• _Charts and diagrams as code_:
--- --- ---

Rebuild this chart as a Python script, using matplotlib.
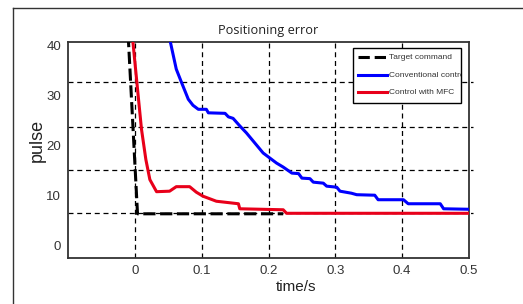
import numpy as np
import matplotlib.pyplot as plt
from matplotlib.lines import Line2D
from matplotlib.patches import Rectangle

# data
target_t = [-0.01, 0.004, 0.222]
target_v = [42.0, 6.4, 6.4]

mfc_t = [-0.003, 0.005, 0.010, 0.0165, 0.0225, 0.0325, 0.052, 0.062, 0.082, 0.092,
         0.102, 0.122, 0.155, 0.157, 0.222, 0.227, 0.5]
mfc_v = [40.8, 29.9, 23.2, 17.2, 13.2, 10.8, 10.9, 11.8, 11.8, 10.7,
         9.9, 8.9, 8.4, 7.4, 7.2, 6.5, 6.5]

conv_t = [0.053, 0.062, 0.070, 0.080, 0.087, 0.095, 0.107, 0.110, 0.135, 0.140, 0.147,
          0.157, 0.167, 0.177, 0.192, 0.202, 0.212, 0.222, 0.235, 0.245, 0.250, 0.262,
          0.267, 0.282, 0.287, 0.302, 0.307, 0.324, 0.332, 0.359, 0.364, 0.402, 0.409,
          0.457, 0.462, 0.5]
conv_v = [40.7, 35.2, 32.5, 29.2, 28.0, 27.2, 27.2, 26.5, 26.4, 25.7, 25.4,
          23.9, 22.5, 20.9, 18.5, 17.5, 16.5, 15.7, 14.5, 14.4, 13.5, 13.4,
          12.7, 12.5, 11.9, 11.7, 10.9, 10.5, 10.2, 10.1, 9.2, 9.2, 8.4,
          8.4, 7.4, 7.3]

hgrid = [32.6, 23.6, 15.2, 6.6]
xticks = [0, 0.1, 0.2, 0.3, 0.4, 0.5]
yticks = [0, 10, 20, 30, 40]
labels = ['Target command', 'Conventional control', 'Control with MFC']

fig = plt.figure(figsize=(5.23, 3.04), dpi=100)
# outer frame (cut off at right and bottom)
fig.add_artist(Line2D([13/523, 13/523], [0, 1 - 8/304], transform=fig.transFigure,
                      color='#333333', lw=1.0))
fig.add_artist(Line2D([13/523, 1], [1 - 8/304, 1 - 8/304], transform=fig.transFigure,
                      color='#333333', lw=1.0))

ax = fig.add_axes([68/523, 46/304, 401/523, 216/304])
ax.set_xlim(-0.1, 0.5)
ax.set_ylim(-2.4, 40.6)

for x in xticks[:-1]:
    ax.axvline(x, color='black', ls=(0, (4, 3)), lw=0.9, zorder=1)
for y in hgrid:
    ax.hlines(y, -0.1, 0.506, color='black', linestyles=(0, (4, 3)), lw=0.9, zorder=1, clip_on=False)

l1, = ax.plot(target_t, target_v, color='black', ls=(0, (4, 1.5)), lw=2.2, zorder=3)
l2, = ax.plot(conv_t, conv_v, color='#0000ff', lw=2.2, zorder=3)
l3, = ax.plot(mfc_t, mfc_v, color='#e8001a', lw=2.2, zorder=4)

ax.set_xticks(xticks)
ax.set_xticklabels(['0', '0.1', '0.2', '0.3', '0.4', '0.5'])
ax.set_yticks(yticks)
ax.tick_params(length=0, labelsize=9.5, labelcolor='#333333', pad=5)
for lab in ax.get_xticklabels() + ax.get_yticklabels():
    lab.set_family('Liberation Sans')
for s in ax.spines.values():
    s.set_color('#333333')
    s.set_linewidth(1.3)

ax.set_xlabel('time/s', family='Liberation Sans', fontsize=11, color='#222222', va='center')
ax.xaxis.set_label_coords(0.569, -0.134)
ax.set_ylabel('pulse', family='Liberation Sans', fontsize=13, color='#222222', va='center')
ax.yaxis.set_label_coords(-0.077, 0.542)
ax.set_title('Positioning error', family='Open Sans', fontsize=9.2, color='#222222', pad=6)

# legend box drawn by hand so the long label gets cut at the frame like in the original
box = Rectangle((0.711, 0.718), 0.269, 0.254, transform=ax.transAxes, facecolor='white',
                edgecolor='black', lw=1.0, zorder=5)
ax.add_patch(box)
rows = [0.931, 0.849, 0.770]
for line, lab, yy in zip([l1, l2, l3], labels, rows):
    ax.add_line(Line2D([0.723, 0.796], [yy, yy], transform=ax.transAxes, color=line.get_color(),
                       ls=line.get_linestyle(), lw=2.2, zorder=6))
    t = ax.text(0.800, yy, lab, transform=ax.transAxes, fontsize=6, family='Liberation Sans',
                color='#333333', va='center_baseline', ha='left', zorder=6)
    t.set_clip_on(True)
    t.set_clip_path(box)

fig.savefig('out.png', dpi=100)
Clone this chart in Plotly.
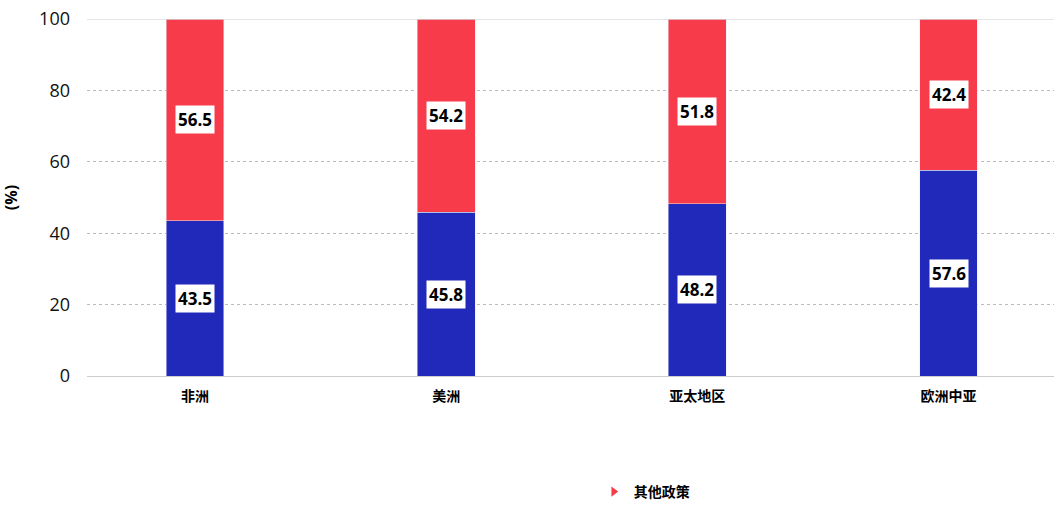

--- --- ---

• _Job_: Find the string "this" in the entries above and return each line that holds it.

• _Solution_:
Rebuild this chart as a Python script, using matplotlib.
Clone this chart in Plotly.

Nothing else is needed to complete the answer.